/ 23 October 2009

Could this be the iPhone killer?

It is somewhat confusing that the HTC Hero has been launched in South Africa with more of a whimper than a bang.

If I were the HTC representative in South Africa, I would have been screaming from rooftops that the best cellphone this company has made has just hit the local market. The Hero is the latest phone to hit the market that uses Google’s Android operating system.

Most people have yet to hear of Android but with more manufacturers offering at least one handset based on Android, this is likely to change soon. Although most people are familiar with the concept of an operating system on a personal computer such as Windows XP, Windows Vista, Mac OSX or Linux, many don’t think of phones in the same way.

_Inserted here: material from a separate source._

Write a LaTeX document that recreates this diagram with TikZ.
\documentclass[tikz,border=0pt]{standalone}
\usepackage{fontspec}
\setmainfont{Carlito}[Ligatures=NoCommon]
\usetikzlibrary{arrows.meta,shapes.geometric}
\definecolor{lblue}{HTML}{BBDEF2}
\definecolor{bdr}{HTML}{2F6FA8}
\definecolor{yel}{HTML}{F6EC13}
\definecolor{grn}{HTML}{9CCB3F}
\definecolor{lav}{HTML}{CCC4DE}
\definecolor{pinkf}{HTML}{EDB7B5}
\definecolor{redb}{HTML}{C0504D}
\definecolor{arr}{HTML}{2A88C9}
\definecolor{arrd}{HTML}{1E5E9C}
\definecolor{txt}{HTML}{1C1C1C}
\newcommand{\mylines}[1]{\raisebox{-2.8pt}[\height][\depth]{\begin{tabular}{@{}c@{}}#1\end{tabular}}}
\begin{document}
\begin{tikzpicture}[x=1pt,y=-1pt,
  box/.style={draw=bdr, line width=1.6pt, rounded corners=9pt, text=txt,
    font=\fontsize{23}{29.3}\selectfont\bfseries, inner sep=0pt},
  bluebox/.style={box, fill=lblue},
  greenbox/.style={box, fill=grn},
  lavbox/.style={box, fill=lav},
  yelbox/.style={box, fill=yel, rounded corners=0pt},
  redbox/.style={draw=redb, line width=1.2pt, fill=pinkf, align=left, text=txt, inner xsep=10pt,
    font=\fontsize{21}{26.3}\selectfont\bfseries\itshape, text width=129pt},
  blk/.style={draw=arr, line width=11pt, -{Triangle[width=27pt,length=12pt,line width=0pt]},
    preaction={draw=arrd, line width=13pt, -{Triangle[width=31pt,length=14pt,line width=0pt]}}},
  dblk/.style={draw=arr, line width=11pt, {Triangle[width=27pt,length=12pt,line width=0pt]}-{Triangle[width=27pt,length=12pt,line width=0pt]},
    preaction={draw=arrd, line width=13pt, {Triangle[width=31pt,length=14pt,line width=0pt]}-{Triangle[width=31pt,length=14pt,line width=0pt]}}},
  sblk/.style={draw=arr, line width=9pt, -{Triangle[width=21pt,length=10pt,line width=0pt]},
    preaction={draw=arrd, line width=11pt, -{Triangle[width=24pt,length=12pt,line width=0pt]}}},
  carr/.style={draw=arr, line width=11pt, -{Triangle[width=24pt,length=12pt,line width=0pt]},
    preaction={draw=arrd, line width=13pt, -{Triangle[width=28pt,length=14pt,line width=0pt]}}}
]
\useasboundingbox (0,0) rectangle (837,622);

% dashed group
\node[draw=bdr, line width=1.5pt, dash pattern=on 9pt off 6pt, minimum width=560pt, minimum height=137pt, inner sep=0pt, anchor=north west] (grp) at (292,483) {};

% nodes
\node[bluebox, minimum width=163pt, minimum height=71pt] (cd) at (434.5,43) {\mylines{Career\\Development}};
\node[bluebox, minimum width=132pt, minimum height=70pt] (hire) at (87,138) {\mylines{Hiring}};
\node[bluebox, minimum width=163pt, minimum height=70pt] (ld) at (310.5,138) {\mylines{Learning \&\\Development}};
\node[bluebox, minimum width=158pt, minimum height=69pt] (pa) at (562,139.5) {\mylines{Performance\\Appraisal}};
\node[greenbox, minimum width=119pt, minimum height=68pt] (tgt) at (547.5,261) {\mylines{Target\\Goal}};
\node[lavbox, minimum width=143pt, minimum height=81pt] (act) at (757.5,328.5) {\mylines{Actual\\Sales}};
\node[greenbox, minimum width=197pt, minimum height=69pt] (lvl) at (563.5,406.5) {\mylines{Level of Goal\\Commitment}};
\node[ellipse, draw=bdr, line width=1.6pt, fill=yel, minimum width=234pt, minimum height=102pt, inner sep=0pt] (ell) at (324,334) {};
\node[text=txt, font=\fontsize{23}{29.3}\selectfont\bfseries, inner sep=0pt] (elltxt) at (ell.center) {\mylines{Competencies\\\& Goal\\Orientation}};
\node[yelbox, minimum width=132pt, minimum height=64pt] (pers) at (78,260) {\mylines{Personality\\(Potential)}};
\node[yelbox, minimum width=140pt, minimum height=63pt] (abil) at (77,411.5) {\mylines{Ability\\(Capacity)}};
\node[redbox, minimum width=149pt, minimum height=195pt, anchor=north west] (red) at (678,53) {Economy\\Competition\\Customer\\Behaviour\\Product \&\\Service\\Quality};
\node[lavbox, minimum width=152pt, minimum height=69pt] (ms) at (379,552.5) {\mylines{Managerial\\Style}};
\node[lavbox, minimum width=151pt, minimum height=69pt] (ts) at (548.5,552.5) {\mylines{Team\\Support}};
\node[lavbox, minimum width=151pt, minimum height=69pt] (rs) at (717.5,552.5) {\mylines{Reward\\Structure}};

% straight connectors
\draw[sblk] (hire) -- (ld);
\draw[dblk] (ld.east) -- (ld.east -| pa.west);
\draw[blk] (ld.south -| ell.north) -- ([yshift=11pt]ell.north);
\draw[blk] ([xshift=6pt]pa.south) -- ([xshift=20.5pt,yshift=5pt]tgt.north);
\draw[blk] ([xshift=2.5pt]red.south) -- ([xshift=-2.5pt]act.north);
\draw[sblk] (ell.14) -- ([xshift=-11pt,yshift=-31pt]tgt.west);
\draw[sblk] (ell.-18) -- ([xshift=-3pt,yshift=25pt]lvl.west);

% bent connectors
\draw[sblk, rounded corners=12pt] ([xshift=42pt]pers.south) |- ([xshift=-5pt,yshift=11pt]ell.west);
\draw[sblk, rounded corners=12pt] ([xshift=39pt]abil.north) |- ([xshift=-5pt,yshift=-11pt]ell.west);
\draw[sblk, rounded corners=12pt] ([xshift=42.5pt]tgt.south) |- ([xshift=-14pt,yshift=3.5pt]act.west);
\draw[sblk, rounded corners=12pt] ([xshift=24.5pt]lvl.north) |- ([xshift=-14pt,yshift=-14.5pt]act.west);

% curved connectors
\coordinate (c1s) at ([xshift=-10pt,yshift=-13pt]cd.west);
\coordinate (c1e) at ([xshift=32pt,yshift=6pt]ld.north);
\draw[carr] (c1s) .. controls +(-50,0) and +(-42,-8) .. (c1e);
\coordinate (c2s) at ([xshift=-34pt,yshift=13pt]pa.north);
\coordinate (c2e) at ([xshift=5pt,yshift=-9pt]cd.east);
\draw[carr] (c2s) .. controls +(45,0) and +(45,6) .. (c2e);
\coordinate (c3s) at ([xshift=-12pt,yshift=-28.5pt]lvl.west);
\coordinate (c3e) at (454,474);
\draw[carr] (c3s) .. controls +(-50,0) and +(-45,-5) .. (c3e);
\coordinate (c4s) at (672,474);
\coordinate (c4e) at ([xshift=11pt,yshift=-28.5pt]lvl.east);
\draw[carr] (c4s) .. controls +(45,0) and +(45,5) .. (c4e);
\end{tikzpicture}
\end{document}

All phones, however, run some kind of software that allows access to underlying features, be it taking a photo, sending an SMS, making a call or surfing the internet.

Android is, with Apple’s iPhone OS and Nokia’s Symbian Series 6 OS, one of the most sophisticated phone operating systems available on the market. The problem with the first few phones that used Android was that they were not tweaked in the right way to get the best out of the software.

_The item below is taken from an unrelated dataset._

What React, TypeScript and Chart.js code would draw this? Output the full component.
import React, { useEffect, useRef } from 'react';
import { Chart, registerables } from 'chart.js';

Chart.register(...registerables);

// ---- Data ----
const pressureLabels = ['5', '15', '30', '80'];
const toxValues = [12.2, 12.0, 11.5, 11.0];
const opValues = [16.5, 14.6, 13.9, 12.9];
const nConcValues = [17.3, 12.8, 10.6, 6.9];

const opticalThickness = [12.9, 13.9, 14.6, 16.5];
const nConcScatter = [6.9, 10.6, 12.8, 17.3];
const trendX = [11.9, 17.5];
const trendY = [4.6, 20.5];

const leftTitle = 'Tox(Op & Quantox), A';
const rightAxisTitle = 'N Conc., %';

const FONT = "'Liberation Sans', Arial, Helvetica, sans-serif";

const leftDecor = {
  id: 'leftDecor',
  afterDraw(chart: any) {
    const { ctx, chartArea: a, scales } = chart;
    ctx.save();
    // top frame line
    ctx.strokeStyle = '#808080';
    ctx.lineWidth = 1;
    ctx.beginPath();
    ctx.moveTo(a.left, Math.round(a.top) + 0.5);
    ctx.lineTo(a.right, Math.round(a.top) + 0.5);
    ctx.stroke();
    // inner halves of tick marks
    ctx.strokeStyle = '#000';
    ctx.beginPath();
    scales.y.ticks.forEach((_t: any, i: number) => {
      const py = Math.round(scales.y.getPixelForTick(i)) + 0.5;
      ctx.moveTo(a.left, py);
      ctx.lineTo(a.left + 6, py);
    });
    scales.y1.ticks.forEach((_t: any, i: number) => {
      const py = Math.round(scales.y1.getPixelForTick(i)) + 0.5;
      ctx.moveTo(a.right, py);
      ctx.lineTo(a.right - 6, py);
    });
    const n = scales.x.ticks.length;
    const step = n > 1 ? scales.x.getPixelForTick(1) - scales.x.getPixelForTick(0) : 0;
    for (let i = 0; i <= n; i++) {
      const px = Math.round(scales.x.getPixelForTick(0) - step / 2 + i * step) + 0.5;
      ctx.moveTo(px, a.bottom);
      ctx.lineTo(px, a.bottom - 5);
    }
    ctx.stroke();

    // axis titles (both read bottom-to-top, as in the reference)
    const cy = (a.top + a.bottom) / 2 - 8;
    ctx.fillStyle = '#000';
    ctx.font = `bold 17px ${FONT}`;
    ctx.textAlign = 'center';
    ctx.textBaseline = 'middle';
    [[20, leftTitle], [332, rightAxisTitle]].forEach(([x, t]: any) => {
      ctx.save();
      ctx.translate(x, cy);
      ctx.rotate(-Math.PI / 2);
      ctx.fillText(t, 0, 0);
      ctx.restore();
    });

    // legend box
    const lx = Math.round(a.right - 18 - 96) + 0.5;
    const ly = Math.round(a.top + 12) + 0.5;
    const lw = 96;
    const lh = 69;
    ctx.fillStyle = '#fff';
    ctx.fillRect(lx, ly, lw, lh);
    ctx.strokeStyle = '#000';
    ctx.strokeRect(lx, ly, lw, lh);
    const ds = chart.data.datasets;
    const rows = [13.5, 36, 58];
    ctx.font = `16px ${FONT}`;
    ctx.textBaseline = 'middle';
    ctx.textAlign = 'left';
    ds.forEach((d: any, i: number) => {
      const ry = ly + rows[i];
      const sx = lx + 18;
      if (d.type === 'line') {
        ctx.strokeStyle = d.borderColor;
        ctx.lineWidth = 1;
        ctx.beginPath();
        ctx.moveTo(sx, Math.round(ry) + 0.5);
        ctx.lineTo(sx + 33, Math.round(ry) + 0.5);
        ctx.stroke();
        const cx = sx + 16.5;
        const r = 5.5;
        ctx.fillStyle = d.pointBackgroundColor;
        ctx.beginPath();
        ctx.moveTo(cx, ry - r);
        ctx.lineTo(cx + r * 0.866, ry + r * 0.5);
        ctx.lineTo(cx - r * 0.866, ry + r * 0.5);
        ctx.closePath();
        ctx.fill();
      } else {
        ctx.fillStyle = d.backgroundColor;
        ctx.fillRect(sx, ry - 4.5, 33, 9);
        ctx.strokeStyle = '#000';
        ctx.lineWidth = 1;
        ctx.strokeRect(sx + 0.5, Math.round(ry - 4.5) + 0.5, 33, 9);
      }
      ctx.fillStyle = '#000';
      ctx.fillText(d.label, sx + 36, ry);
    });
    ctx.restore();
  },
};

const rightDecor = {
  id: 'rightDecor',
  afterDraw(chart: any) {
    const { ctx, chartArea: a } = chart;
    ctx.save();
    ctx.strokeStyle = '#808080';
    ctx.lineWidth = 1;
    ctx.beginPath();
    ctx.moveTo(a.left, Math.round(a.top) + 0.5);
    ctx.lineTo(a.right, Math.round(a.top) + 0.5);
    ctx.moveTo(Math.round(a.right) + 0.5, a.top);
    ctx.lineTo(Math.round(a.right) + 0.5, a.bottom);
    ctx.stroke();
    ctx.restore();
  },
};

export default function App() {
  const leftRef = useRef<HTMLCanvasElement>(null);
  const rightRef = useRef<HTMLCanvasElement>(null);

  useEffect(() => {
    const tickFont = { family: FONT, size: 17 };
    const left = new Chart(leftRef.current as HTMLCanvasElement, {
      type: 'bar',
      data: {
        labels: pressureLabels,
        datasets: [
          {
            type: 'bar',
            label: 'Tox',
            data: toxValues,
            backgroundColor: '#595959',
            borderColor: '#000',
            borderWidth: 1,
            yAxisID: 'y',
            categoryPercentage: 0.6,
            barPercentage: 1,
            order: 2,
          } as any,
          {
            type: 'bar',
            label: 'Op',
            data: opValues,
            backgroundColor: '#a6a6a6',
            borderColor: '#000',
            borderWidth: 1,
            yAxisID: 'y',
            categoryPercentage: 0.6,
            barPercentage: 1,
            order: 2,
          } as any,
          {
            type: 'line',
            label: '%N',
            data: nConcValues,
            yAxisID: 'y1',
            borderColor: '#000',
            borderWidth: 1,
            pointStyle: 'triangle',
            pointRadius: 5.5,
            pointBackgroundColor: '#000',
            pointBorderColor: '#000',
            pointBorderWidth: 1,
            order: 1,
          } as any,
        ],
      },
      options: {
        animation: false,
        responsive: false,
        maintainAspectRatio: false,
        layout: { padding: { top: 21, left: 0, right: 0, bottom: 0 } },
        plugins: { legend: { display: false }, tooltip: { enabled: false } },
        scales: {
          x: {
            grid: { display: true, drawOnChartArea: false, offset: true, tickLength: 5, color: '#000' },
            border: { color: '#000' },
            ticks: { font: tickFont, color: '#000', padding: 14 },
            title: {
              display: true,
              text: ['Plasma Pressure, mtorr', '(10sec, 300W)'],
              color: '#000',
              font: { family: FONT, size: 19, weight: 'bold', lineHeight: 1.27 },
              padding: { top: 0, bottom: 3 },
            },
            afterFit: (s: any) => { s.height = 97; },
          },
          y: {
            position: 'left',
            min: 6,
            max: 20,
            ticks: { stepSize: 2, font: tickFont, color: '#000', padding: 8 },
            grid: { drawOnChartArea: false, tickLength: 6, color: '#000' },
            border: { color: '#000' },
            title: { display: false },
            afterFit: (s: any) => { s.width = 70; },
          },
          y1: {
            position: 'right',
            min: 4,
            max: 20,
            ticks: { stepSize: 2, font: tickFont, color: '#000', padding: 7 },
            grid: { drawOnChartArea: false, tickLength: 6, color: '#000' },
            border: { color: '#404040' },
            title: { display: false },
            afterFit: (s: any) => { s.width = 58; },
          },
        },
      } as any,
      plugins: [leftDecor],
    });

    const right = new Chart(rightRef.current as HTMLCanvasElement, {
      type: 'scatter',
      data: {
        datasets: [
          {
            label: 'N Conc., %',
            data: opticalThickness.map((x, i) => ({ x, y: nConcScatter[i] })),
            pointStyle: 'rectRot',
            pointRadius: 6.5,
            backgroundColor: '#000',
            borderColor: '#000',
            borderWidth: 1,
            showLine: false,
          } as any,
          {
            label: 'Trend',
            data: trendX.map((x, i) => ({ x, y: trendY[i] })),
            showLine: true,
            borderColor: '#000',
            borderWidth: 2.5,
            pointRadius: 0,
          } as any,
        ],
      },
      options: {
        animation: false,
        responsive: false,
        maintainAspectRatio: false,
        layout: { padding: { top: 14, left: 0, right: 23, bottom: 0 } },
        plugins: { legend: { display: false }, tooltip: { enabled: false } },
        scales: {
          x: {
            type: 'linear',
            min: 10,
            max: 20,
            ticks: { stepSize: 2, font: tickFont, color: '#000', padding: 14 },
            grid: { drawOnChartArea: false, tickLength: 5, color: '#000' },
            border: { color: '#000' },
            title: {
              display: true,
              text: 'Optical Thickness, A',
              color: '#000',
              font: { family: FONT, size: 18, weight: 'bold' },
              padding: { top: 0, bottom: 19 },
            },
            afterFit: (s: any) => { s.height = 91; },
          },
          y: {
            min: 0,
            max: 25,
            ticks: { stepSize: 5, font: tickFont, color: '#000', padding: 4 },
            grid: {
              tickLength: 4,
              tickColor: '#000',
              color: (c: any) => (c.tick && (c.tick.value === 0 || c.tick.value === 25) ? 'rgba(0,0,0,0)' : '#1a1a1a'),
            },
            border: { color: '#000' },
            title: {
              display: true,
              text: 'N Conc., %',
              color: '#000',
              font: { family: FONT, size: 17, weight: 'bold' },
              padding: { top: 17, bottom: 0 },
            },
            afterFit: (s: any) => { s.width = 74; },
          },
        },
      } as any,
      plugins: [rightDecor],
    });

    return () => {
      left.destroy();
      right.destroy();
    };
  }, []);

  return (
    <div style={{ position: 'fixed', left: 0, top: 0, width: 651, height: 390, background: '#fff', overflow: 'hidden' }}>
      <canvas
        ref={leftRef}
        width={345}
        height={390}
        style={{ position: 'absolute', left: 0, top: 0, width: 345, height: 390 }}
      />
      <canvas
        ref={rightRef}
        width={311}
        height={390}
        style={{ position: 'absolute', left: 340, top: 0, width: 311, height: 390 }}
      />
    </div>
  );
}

The HTC Hero remedies that and takes the whole experience to a new level. Calling the Hero an ‘iPhone killer” may be overstating how good this phone actually is, but in many ways it surpasses the iPhone. That this phone is closely linked to Google is evident from the time you turn it on.

Before you can even start making calls it asks you for your Gmail logon details and if Gmail is your primary email service, you have full access to it through a dedicated Gmail application, which is the best mobile email client I have come across.

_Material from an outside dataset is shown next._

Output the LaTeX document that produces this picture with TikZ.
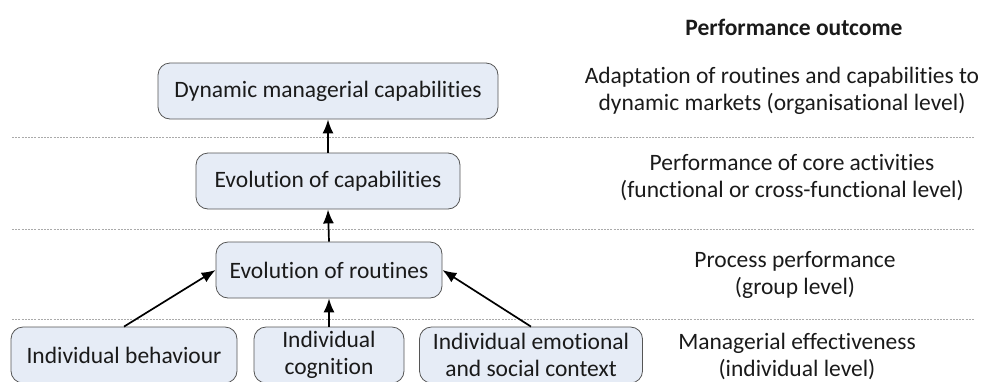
\documentclass[tikz,border=0pt]{standalone}
\usepackage{fontspec}
\setmainfont{Carlito}[Ligatures=NoCommon]
\usetikzlibrary{arrows.meta}
\definecolor{boxfill}{HTML}{E6ECF6}
\definecolor{boxline}{HTML}{555555}
\definecolor{txt}{HTML}{1A1A1A}
\definecolor{sep}{HTML}{AAAAAA}
\begin{document}
\begin{tikzpicture}[x=1pt,y=-1pt,
  every node/.style={font=\fontsize{23.5}{27}\selectfont, text=txt},
  boxnode/.style={draw=boxline, line width=0.8pt, fill=boxfill, rounded corners=12pt,
    minimum height=56pt, inner sep=0pt, align=center},
  sepline/.style={draw=sep, line width=0.8pt, dash pattern=on 2pt off 1.2pt},
  arr/.style={-{Latex[length=14pt,width=11pt]}, line width=1.7pt, black},
  lbl/.style={align=center, inner sep=0pt}]
\useasboundingbox (0,0) rectangle (984,381);
% separators
\coordinate (s1a) at (12,137); \coordinate (s1b) at (975,137);
\coordinate (s2a) at (12,229); \coordinate (s2b) at (975,229);
\coordinate (s3a) at (12,319); \coordinate (s3b) at (975,319);
\draw[sepline] (s1a) -- (s1b);
\draw[sepline] (s2a) -- (s2b);
\draw[sepline] (s3a) -- (s3b);
% boxes
\node[boxnode, minimum width=340pt] (dyn) at (328,91) {Dynamic managerial capabilities};
\node[boxnode, minimum width=264pt] (cap) at (328,181) {Evolution of capabilities};
\node[boxnode, minimum width=226pt] (rout) at (329,270) {Evolution of routines};
\node[boxnode, minimum width=226pt] (beh) at (124,355) {Individual behaviour};
\node[boxnode, minimum width=150pt] (cog) at (329,355) {Individual\\cognition};
\node[boxnode, minimum width=223pt] (emo) at (531,355) {Individual emotional\\and social context};
% arrows
\draw[arr] (cap.north) -- (dyn.south);
\draw[arr] (rout.north) -- (cap.south);
\draw[arr] (cog.north) -- (rout.south);
\draw[arr] (beh.north) -- (rout.west);
\draw[arr] (emo.north) -- (rout.east);
% right labels
\node[lbl, font=\fontsize{23.5}{27}\selectfont\bfseries] (head) at (794,27) {Performance outcome};
\node[lbl] (l1) at (782,91) {Adaptation of routines and capabilities to\\dynamic markets (organisational level)};
\node[lbl] (l2) at (792,178) {Performance of core activities\\(functional or cross-functional level)};
\node[lbl] (l3) at (795,275) {Process performance\\(group level)};
\node[lbl] (l4) at (797,356) {Managerial effectiveness\\(individual level)};
\end{tikzpicture}
\end{document}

If you are using your work email or any other internet service provider then there is a separate email program available and it is quite a work of art. I have often baulked at setting up work email on my phone because it is such a tedious exercise, but with the Hero it was so simple I had to pinch myself to make sure I had done it right.

Compared with the iPhone, the Hero’s email programs are streets ahead. Part of this is owing to Google’s decision to build one application for Gmail and one for all other mail. This allows the phone to present Gmail in the way Google intended you to see it, with threaded conversations.

As with all touch-screen phones, the quality of the screen is what makes or breaks the device. The Hero screen is excellent. Navigating with your fingers is dead easy but I noticed that for some reason it doesn’t respond properly if you put the phone down on a hard surface. Pick it up, cradle it in your hand and it’s awesome.

Now for the bad news. If you are looking for a phone that can last for a week without needing to be recharged, then this is not the phone for you. In fact, you should stay away from smartphones altogether as their battery life is dodgy, to say the least.

So if you can’t plug in your Hero once a day, then you will be unavailable on a fairly regular basis. You will experience the same problem whether you buy an HTC Hero, a Nokia N97 or an Apple iPhone.

The speed of the Hero is not in the same class as the iPhone 3GS. Sometimes you may tap the screen and wonder whether it has even registered. Other times, however, the response is instant. There doesn’t seem to be any hard-and-fast rule about when you get the slow train or when the express will come. But on the whole, I wasn’t overly frustrated by the speed of the system.

There were a few functions of the phone that took a little getting used to, especially for someone who has spent the better part of a year using an iPhone. Suddenly having seven buttons at the bottom of the phone instead of the one that is on the iPhone meant I kept turning the screen off instead of going back to the ‘home” screen.

I’m not sure why HTC insisted on including the little trackball when all its functions are replicated by the touchscreen. It took me a while to work out that there is a ton of extra functions hidden by the ‘Menu” button and I am still not sure whether pressing the ‘Power/Screen Off/Hang Up” button actually hangs up a call. It is clear that HTC needs to hire someone who hates buttons as much as Apple chief executive Steve Jobs does, just to add some perspective to the debate.

For me the difference between the iPhone and the Hero is similar to the difference between school and university. At school there is a rigid set of rules dictating what you can and can’t do and heaven forbid if you break those rules. At university there are still rules about general behaviour but they are much more relaxed and you are allowed more freedom in how you choose to live your life. So it is with the Hero.

The basic rule is that if it is physically possible for the phone to do something you can probably do it. This freedom to choose how you interact with a phone is refreshing and makes it stand apart from the iPhone.

Personally, I still prefer the iPhone. But that is a personal preference rather than a pronouncement on which is the better device.